Incuriosita, va detto, di fronte al primo tema, la 'povna lo è sempre e comunque. E lo resta, anche e a maggior ragione, in questo caso.
Le due ore di compito dei Merry Men, nel loro bosco accogliente, forniscono l'occasione giusta e la 'povna fruga nel plico dei Pesci quasi a colpo sicuro.
La prosa di Inquieta (prevedibilmente) è già di buon livello, e la 'povna legge con curiosità e passo spedito. Quello che sta per trovare, in qualche modo, se lo aspetta. Eppure le parole sanno essere brutali.
"Sono nata per errore; e un errore è stato anche il matrimonio dei miei genitori". Altri dettagli, lucidi, spietati, coerenti seguono quella che si rivela una descrizione tutto sommato non enfatica. E la 'povna legge, squadernata su fogli protocollo, la fatica (costante) di stare sempre in mezzo tra due culture e tra due mondi. Quella fatica che - dice la scrivente con un tocco di ironia che sa di ghiaccio - sarebbe difficile comunque, e diventa più complessa quando si parla di mancanza di rispetto, botte, urla, rapporti senza amore.

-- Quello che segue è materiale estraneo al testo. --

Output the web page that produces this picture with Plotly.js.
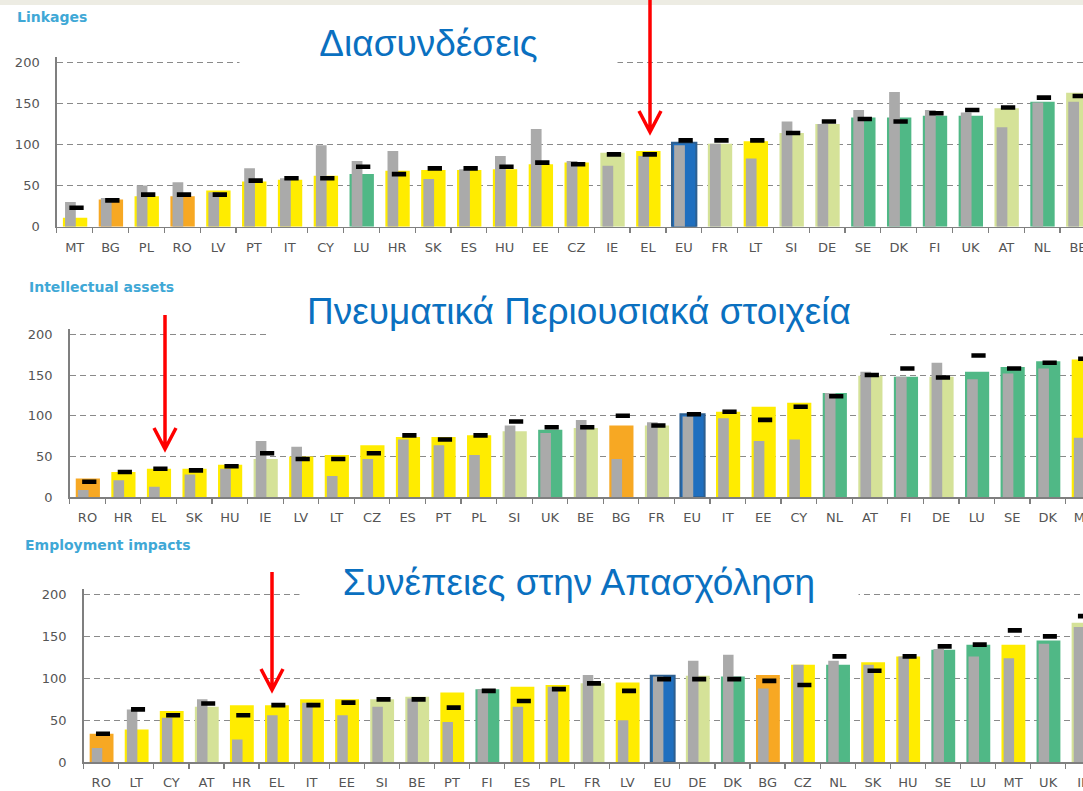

E la 'povna resta lì - mentre intorno i Merry Men, gigioni, sorridono a trentaquattro denti - come una statua di marmo. E d'improvviso il sistema di riferimento ruota di 180°, tutto. E pensa che dei Pesci lei non ha capito niente. E pensa alle puttanate dei concorsi, dei quiz, dei tunnel, del Ministero, di tutto. E mentalmente - mentre si dà della cretina una, dieci, cento, mille volte - ringrazia una ragazzina dagli occhi fieri e un po' arroganti. Che le ha ripassato, oggi, la lezione più giusta. Ricordandole i veri motivi per i quali - l'altro ieri, ieri, e ancora oggi - è solo privilegiato e bello poter essere considerati degni di una risposta così enorme. Perché non c'è solo famiglia, grazie al cielo, ma una società che educa. E lei (che pure ne ha viste lavorativamente tante), quando le fanno la domanda, è solo fiera di poter rispondere, ancora, e ancora con orgoglio: "Faccio l'insegnante. A scuola".